AIM OF THE EXERCISE: Copy the listing verbatim, excluding any images found in it.

*** RAW DATA

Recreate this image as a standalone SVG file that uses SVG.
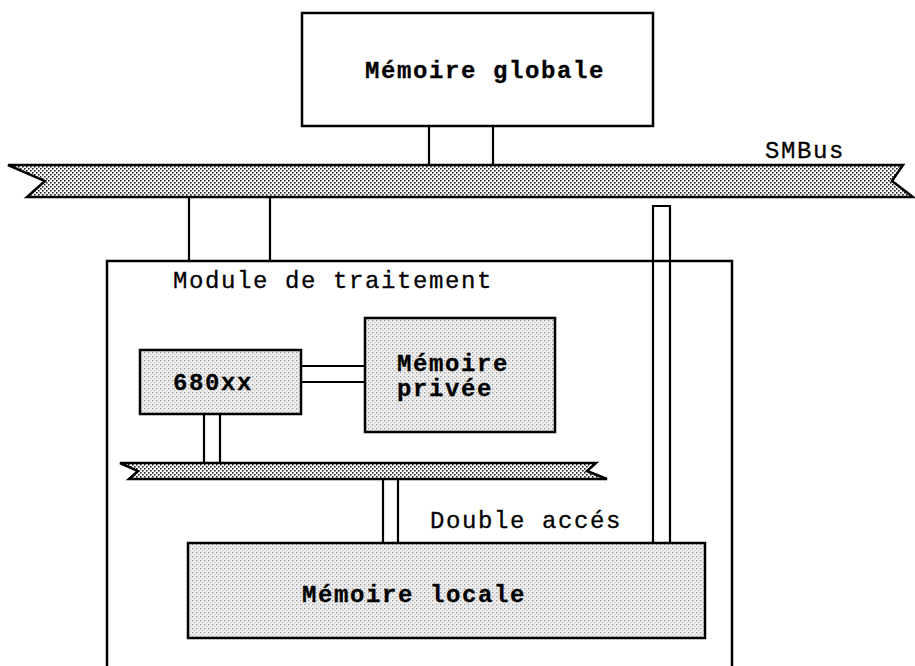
<svg xmlns="http://www.w3.org/2000/svg" width="915" height="666" viewBox="0 0 915 666">
  <defs>
    <!-- dense stipple for bus ribbons -->
    <pattern id="busDots" width="4" height="4" patternUnits="userSpaceOnUse">
      <rect width="4" height="4" fill="#ffffff"/>
      <rect x="0" y="0" width="1.6" height="1.6" fill="#222"/>
      <rect x="2" y="2" width="1.6" height="1.6" fill="#222"/>
    </pattern>
    <!-- light stipple for shaded blocks -->
    <pattern id="boxDots" width="4" height="4" patternUnits="userSpaceOnUse">
      <rect width="4" height="4" fill="#efefef"/>
      <rect x="0" y="0" width="1.3" height="1.3" fill="#9a9a9a"/>
      <rect x="2" y="2" width="1.3" height="1.3" fill="#c4c4c4"/>
    </pattern>
  </defs>
  <style>
    .box { stroke: #000; stroke-width: 2.5; }
    .plain { fill: #fff; }
    .shaded { fill: url(#boxDots); }
    .bus { fill: url(#busDots); stroke: #000; stroke-width: 2.5; stroke-linejoin: miter; }
    .wire { stroke: #000; stroke-width: 2.2; fill: none; }
    .lbl { font-family: "Liberation Mono", "DejaVu Sans Mono", monospace; font-size: 24px; letter-spacing: 1.6px; fill: #000; stroke: #000; stroke-width: 0.3px; }
    .bold { font-weight: bold; }
  </style>

  <rect width="915" height="666" fill="#fff"/>

  <!-- processing module outline (open at the bottom edge) -->
  <g id="module">
    <rect class="box plain" x="107" y="261" width="625" height="430"/>
    <text class="lbl" x="173" y="288">Module de traitement</text>
  </g>

  <g id="global-memory">
    <rect class="box plain" x="302" y="13" width="351" height="113"/>
    <text class="lbl bold" x="365" y="78">Mémoire globale</text>
  </g>

  <g id="smbus">
    <path class="bus" d="M8,165 L903,165 L892,181 L913,197 L27,197 L45,181 Z"/>
    <text class="lbl" x="765" y="158">SMBus</text>
  </g>

  <g id="cpu">
    <rect class="box shaded" x="140" y="350" width="161" height="64"/>
    <text class="lbl bold" x="173" y="390">680xx</text>
  </g>

  <g id="private-memory">
    <rect class="box shaded" x="365" y="318" width="190" height="114"/>
    <text class="lbl bold" x="397" y="371">Mémoire</text>
    <text class="lbl bold" x="397" y="396">privée</text>
  </g>

  <g id="local-bus">
    <path class="bus" d="M120,463 L596,463 L587,471 L607,479 L129,479 L138,471 Z"/>
  </g>

  <g id="local-memory">
    <rect class="box shaded" x="188" y="543" width="517" height="95"/>
    <text class="lbl bold" x="302" y="602">Mémoire locale</text>
    <text class="lbl" x="430" y="528">Double accés</text>
  </g>

  <g id="connectors">
    <!-- global memory to SMBus -->
    <line class="wire" x1="429" y1="126" x2="429" y2="165"/>
    <line class="wire" x1="493" y1="126" x2="493" y2="165"/>
    <!-- SMBus to processing module -->
    <line class="wire" x1="189" y1="197" x2="189" y2="261"/>
    <line class="wire" x1="270" y1="197" x2="270" y2="261"/>
    <!-- 680xx to private memory -->
    <line class="wire" x1="301" y1="366" x2="365" y2="366"/>
    <line class="wire" x1="301" y1="382" x2="365" y2="382"/>
    <!-- 680xx to local bus -->
    <line class="wire" x1="204" y1="414" x2="204" y2="463"/>
    <line class="wire" x1="220" y1="414" x2="220" y2="463"/>
    <!-- local bus to local memory -->
    <line class="wire" x1="383" y1="479" x2="383" y2="543"/>
    <line class="wire" x1="398" y1="479" x2="398" y2="543"/>
    <!-- dual-port rail from local memory up toward SMBus -->
    <path class="wire" d="M653,543 V206 H670 V543" fill="#fff"/>
  </g>
</svg>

******

RESPONSE BELOW:
Recreate this image as a standalone SVG file that uses SVG.
<svg xmlns="http://www.w3.org/2000/svg" width="915" height="666" viewBox="0 0 915 666">
  <defs>
    <!-- dense stipple for bus ribbons -->
    <pattern id="busDots" width="4" height="4" patternUnits="userSpaceOnUse">
      <rect width="4" height="4" fill="#ffffff"/>
      <rect x="0" y="0" width="1.6" height="1.6" fill="#222"/>
      <rect x="2" y="2" width="1.6" height="1.6" fill="#222"/>
    </pattern>
    <!-- light stipple for shaded blocks -->
    <pattern id="boxDots" width="4" height="4" patternUnits="userSpaceOnUse">
      <rect width="4" height="4" fill="#efefef"/>
      <rect x="0" y="0" width="1.3" height="1.3" fill="#9a9a9a"/>
      <rect x="2" y="2" width="1.3" height="1.3" fill="#c4c4c4"/>
    </pattern>
  </defs>
  <style>
    .box { stroke: #000; stroke-width: 2.5; }
    .plain { fill: #fff; }
    .shaded { fill: url(#boxDots); }
    .bus { fill: url(#busDots); stroke: #000; stroke-width: 2.5; stroke-linejoin: miter; }
    .wire { stroke: #000; stroke-width: 2.2; fill: none; }
    .lbl { font-family: "Liberation Mono", "DejaVu Sans Mono", monospace; font-size: 24px; letter-spacing: 1.6px; fill: #000; stroke: #000; stroke-width: 0.3px; }
    .bold { font-weight: bold; }
  </style>

  <rect width="915" height="666" fill="#fff"/>

  <!-- processing module outline (open at the bottom edge) -->
  <g id="module">
    <rect class="box plain" x="107" y="261" width="625" height="430"/>
    <text class="lbl" x="173" y="288">Module de traitement</text>
  </g>

  <g id="global-memory">
    <rect class="box plain" x="302" y="13" width="351" height="113"/>
    <text class="lbl bold" x="365" y="78">Mémoire globale</text>
  </g>

  <g id="smbus">
    <path class="bus" d="M8,165 L903,165 L892,181 L913,197 L27,197 L45,181 Z"/>
    <text class="lbl" x="765" y="158">SMBus</text>
  </g>

  <g id="cpu">
    <rect class="box shaded" x="140" y="350" width="161" height="64"/>
    <text class="lbl bold" x="173" y="390">680xx</text>
  </g>

  <g id="private-memory">
    <rect class="box shaded" x="365" y="318" width="190" height="114"/>
    <text class="lbl bold" x="397" y="371">Mémoire</text>
    <text class="lbl bold" x="397" y="396">privée</text>
  </g>

  <g id="local-bus">
    <path class="bus" d="M120,463 L596,463 L587,471 L607,479 L129,479 L138,471 Z"/>
  </g>

  <g id="local-memory">
    <rect class="box shaded" x="188" y="543" width="517" height="95"/>
    <text class="lbl bold" x="302" y="602">Mémoire locale</text>
    <text class="lbl" x="430" y="528">Double accés</text>
  </g>

  <g id="connectors">
    <!-- global memory to SMBus -->
    <line class="wire" x1="429" y1="126" x2="429" y2="165"/>
    <line class="wire" x1="493" y1="126" x2="493" y2="165"/>
    <!-- SMBus to processing module -->
    <line class="wire" x1="189" y1="197" x2="189" y2="261"/>
    <line class="wire" x1="270" y1="197" x2="270" y2="261"/>
    <!-- 680xx to private memory -->
    <line class="wire" x1="301" y1="366" x2="365" y2="366"/>
    <line class="wire" x1="301" y1="382" x2="365" y2="382"/>
    <!-- 680xx to local bus -->
    <line class="wire" x1="204" y1="414" x2="204" y2="463"/>
    <line class="wire" x1="220" y1="414" x2="220" y2="463"/>
    <!-- local bus to local memory -->
    <line class="wire" x1="383" y1="479" x2="383" y2="543"/>
    <line class="wire" x1="398" y1="479" x2="398" y2="543"/>
    <!-- dual-port rail from local memory up toward SMBus -->
    <path class="wire" d="M653,543 V206 H670 V543" fill="#fff"/>
  </g>
</svg>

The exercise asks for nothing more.